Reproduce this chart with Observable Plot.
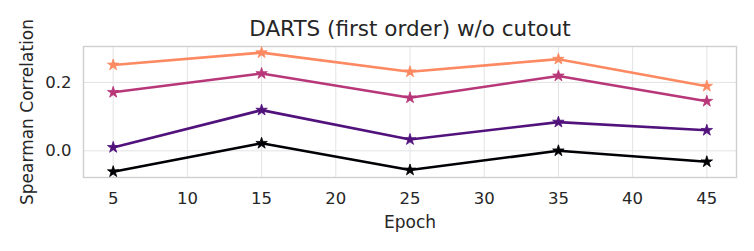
<!DOCTYPE html>
<html>
<head>
<meta charset="utf-8">
<script src="https://cdn.jsdelivr.net/npm/d3@7"></script>
<script src="https://cdn.jsdelivr.net/npm/@observablehq/plot@0.6"></script>
<style>
  html, body { margin: 0; padding: 0; background: #fff; }
  #chart svg { display: block; }
</style>
</head>
<body>
<div id="chart"></div>
<script>
const epochs = [5, 15, 25, 35, 45];
const seriesNames = ["s0", "s1", "s2", "s3"];
const seriesColors = ["#000004", "#51127c", "#b73779", "#fc8961"];
const values0 = [-0.061, 0.022, -0.056, 0.000, -0.032];
const values1 = [0.010, 0.119, 0.033, 0.084, 0.060];
const values2 = [0.171, 0.226, 0.155, 0.219, 0.145];
const values3 = [0.251, 0.287, 0.231, 0.268, 0.189];
const xTicks = [5, 10, 15, 20, 25, 30, 35, 40, 45];
const yTicks = [0.0, 0.2];
const titleText = "DARTS (first order) w/o cutout";
const xLabel = "Epoch";
const yLabel = "Spearman Correlation";

const allValues = [values0, values1, values2, values3];
const data = [];
allValues.forEach((vals, i) => {
  vals.forEach((v, j) => data.push({series: seriesNames[i], epoch: epochs[j], value: v}));
});

const textColor = "#262626";
const font = "DejaVu Sans, sans-serif";

const chart = Plot.plot({
  width: 754,
  height: 251,
  marginLeft: 83,
  marginRight: 18,
  marginTop: 46,
  marginBottom: 74,
  style: {fontFamily: font, color: textColor, background: "#fff", overflow: "visible"},
  x: {domain: [3, 47]},
  y: {domain: [-0.078, 0.305]},
  color: {domain: seriesNames, range: seriesColors},
  marks: [
    Plot.gridX(xTicks, {stroke: "#e3e3e3", strokeOpacity: 1, strokeWidth: 1}),
    Plot.gridY(yTicks, {stroke: "#e3e3e3", strokeOpacity: 1, strokeWidth: 1}),
    Plot.frame({stroke: "#cfcfcf", strokeWidth: 1.4}),
    Plot.axisX(xTicks, {tickSize: 0, tickPadding: 15, fontSize: 16.5, label: xLabel, labelAnchor: "center", labelArrow: "none", labelOffset: 50, tickFormat: d => String(d)}),
    Plot.axisY(yTicks, {tickSize: 0, tickPadding: 12, fontSize: 16.5, label: yLabel, labelAnchor: "center", labelArrow: "none", labelOffset: 63, tickFormat: d => d.toFixed(1)}),
    Plot.line(data, {x: "epoch", y: "value", stroke: "series", z: "series", strokeWidth: 2.6, curve: "linear"}),
    Plot.dot(data, {x: "epoch", y: "value", fill: "series", stroke: "series", strokeWidth: 0.8, symbol: "star", r: 3.6}),
    Plot.text([titleText], {frameAnchor: "top", lineAnchor: "bottom", dy: -10.3, fontSize: 21.5, fill: textColor})
  ]
});
chart.querySelectorAll("g[aria-label='x-axis label'] text, g[aria-label='y-axis label'] text").forEach(t => t.setAttribute("font-size", "17"));
document.getElementById("chart").appendChild(chart);
</script>
</body>
</html>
□ □ □
# [Your instructions]
Print out the lines exactly, skipping any picture.

# [Written response]
Reproduce this chart with Observable Plot.
<!DOCTYPE html>
<html>
<head>
<meta charset="utf-8">
<script src="https://cdn.jsdelivr.net/npm/d3@7"></script>
<script src="https://cdn.jsdelivr.net/npm/@observablehq/plot@0.6"></script>
<style>
  html, body { margin: 0; padding: 0; background: #fff; }
  #chart svg { display: block; }
</style>
</head>
<body>
<div id="chart"></div>
<script>
const epochs = [5, 15, 25, 35, 45];
const seriesNames = ["s0", "s1", "s2", "s3"];
const seriesColors = ["#000004", "#51127c", "#b73779", "#fc8961"];
const values0 = [-0.061, 0.022, -0.056, 0.000, -0.032];
const values1 = [0.010, 0.119, 0.033, 0.084, 0.060];
const values2 = [0.171, 0.226, 0.155, 0.219, 0.145];
const values3 = [0.251, 0.287, 0.231, 0.268, 0.189];
const xTicks = [5, 10, 15, 20, 25, 30, 35, 40, 45];
const yTicks = [0.0, 0.2];
const titleText = "DARTS (first order) w/o cutout";
const xLabel = "Epoch";
const yLabel = "Spearman Correlation";

const allValues = [values0, values1, values2, values3];
const data = [];
allValues.forEach((vals, i) => {
  vals.forEach((v, j) => data.push({series: seriesNames[i], epoch: epochs[j], value: v}));
});

const textColor = "#262626";
const font = "DejaVu Sans, sans-serif";

const chart = Plot.plot({
  width: 754,
  height: 251,
  marginLeft: 83,
  marginRight: 18,
  marginTop: 46,
  marginBottom: 74,
  style: {fontFamily: font, color: textColor, background: "#fff", overflow: "visible"},
  x: {domain: [3, 47]},
  y: {domain: [-0.078, 0.305]},
  color: {domain: seriesNames, range: seriesColors},
  marks: [
    Plot.gridX(xTicks, {stroke: "#e3e3e3", strokeOpacity: 1, strokeWidth: 1}),
    Plot.gridY(yTicks, {stroke: "#e3e3e3", strokeOpacity: 1, strokeWidth: 1}),
    Plot.frame({stroke: "#cfcfcf", strokeWidth: 1.4}),
    Plot.axisX(xTicks, {tickSize: 0, tickPadding: 15, fontSize: 16.5, label: xLabel, labelAnchor: "center", labelArrow: "none", labelOffset: 50, tickFormat: d => String(d)}),
    Plot.axisY(yTicks, {tickSize: 0, tickPadding: 12, fontSize: 16.5, label: yLabel, labelAnchor: "center", labelArrow: "none", labelOffset: 63, tickFormat: d => d.toFixed(1)}),
    Plot.line(data, {x: "epoch", y: "value", stroke: "series", z: "series", strokeWidth: 2.6, curve: "linear"}),
    Plot.dot(data, {x: "epoch", y: "value", fill: "series", stroke: "series", strokeWidth: 0.8, symbol: "star", r: 3.6}),
    Plot.text([titleText], {frameAnchor: "top", lineAnchor: "bottom", dy: -10.3, fontSize: 21.5, fill: textColor})
  ]
});
chart.querySelectorAll("g[aria-label='x-axis label'] text, g[aria-label='y-axis label'] text").forEach(t => t.setAttribute("font-size", "17"));
document.getElementById("chart").appendChild(chart);
</script>
</body>
</html>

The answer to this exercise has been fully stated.